[START OF The records]
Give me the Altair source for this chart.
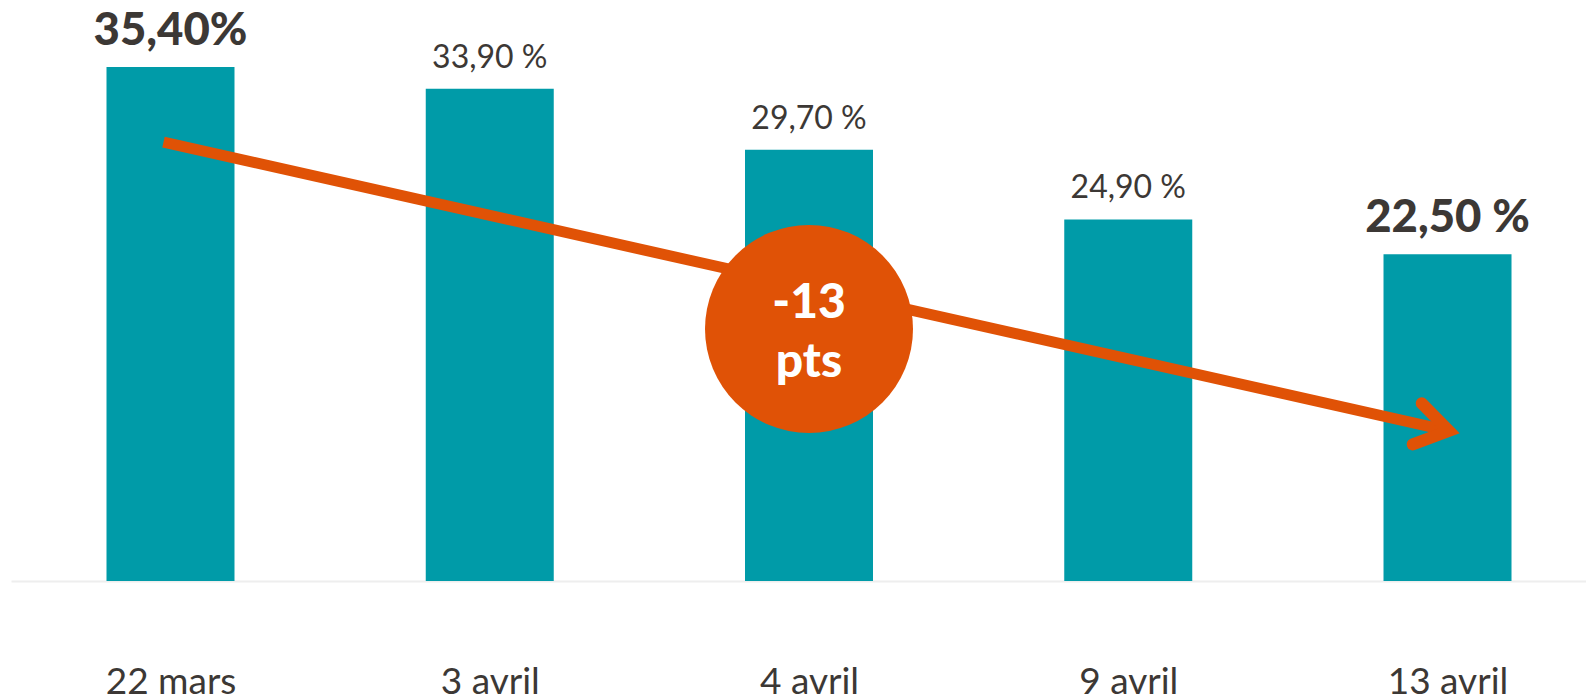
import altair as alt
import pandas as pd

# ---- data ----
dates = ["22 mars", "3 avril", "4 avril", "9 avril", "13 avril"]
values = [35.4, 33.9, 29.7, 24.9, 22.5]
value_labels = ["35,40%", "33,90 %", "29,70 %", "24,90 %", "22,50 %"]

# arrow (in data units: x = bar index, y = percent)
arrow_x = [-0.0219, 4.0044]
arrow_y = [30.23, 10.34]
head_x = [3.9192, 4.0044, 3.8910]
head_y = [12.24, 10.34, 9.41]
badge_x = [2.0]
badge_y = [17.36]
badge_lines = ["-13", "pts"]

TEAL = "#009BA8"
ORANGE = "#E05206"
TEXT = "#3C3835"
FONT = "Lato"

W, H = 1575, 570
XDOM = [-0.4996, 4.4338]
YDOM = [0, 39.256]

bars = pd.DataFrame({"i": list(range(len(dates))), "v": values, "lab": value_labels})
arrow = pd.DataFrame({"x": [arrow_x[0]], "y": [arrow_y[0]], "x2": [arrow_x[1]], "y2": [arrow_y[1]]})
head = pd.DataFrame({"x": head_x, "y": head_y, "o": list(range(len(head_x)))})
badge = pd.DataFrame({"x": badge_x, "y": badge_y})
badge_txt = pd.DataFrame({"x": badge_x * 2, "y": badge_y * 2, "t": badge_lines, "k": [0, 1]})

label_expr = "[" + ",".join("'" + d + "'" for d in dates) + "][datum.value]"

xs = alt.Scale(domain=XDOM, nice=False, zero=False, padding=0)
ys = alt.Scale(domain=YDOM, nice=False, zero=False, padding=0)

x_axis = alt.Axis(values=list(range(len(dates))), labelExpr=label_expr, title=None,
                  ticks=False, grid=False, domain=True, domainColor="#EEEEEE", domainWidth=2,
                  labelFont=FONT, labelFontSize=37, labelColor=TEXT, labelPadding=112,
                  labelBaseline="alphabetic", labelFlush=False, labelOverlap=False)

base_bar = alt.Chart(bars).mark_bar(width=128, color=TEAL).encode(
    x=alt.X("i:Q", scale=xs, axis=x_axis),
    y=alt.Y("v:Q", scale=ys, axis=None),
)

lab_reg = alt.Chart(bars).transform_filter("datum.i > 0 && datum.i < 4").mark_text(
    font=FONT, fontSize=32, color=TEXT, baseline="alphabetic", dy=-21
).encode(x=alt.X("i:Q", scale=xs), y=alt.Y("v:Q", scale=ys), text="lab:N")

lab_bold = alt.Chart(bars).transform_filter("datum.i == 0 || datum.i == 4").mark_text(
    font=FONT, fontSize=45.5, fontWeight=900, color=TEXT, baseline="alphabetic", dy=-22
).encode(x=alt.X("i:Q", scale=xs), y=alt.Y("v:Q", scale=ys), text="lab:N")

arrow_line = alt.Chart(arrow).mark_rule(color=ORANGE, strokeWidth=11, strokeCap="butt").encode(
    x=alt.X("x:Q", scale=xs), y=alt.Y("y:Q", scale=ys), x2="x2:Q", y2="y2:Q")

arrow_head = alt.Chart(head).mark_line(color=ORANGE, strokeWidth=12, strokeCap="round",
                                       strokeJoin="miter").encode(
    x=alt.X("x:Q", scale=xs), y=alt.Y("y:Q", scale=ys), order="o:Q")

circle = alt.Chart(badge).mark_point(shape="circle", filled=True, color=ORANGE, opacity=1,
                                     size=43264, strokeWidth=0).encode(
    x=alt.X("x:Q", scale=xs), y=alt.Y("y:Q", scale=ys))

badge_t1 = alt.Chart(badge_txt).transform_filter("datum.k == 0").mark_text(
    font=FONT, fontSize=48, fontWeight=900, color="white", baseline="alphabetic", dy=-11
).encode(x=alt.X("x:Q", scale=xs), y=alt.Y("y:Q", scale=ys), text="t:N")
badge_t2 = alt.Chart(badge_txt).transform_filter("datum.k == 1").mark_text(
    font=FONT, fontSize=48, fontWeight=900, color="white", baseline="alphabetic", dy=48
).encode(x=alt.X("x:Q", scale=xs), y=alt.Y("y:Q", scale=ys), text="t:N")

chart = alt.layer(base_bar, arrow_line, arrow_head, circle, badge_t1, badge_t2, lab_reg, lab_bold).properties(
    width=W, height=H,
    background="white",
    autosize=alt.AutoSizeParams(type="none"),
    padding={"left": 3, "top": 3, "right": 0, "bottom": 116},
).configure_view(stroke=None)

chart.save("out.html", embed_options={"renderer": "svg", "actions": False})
[END OF The records]
[START OF The records]
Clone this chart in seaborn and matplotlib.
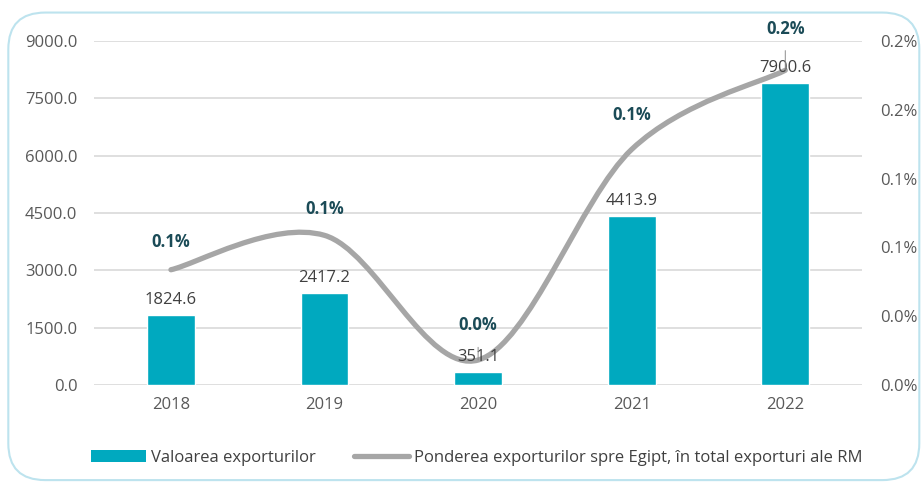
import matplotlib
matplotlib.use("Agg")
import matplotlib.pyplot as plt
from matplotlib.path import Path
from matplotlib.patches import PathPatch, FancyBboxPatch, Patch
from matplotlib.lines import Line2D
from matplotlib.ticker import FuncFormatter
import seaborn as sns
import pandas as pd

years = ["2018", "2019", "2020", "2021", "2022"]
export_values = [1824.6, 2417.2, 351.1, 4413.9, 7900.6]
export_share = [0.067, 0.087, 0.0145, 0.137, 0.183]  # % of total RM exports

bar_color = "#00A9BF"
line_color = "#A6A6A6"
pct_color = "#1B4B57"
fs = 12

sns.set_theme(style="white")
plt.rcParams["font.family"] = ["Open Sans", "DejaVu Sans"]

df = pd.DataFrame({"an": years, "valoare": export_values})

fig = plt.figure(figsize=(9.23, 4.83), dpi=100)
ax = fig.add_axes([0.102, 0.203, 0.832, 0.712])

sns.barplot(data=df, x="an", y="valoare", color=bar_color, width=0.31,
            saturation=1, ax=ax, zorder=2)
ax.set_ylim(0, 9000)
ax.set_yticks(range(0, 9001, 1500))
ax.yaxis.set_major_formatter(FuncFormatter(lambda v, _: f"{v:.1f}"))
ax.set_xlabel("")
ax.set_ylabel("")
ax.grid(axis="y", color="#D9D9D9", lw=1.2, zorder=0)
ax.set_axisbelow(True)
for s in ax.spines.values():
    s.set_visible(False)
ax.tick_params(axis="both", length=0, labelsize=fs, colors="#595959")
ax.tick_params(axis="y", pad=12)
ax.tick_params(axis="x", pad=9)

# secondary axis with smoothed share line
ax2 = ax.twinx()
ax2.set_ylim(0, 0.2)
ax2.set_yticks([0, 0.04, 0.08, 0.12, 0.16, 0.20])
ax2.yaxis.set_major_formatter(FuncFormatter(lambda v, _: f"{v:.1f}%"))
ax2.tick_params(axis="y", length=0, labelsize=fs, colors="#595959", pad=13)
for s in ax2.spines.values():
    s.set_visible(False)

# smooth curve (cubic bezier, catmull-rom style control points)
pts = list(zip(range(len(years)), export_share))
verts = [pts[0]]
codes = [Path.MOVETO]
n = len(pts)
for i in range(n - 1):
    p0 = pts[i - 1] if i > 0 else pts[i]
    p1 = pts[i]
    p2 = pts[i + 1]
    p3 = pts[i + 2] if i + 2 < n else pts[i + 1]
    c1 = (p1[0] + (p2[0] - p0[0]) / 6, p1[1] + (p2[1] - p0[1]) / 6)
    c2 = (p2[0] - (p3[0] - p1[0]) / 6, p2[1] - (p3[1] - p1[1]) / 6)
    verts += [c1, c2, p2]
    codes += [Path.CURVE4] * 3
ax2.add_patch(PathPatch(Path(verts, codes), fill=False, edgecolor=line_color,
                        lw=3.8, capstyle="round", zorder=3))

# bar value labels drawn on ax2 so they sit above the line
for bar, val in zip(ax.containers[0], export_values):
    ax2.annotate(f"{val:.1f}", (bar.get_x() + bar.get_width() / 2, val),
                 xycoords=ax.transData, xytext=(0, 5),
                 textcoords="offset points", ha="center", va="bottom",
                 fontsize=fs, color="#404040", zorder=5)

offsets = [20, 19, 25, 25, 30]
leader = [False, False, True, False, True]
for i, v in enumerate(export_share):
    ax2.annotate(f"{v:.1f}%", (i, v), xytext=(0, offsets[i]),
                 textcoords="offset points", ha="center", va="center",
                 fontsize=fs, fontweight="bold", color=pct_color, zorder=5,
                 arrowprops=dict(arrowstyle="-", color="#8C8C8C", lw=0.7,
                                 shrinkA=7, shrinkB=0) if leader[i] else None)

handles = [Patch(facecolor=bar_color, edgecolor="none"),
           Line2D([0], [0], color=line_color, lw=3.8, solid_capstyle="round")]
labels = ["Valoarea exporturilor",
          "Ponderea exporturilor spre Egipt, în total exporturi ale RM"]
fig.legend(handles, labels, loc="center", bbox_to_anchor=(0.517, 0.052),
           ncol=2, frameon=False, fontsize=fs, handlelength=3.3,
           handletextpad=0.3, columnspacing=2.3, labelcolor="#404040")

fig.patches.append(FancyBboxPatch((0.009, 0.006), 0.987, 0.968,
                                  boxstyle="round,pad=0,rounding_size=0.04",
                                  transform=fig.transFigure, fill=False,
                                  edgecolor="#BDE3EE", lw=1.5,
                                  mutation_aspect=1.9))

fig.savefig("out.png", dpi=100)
[END OF The records]
• Aim: Select every line above that contains the word "this", and copy it.

• Task answer:
Give me the Altair source for this chart.
Clone this chart in seaborn and matplotlib.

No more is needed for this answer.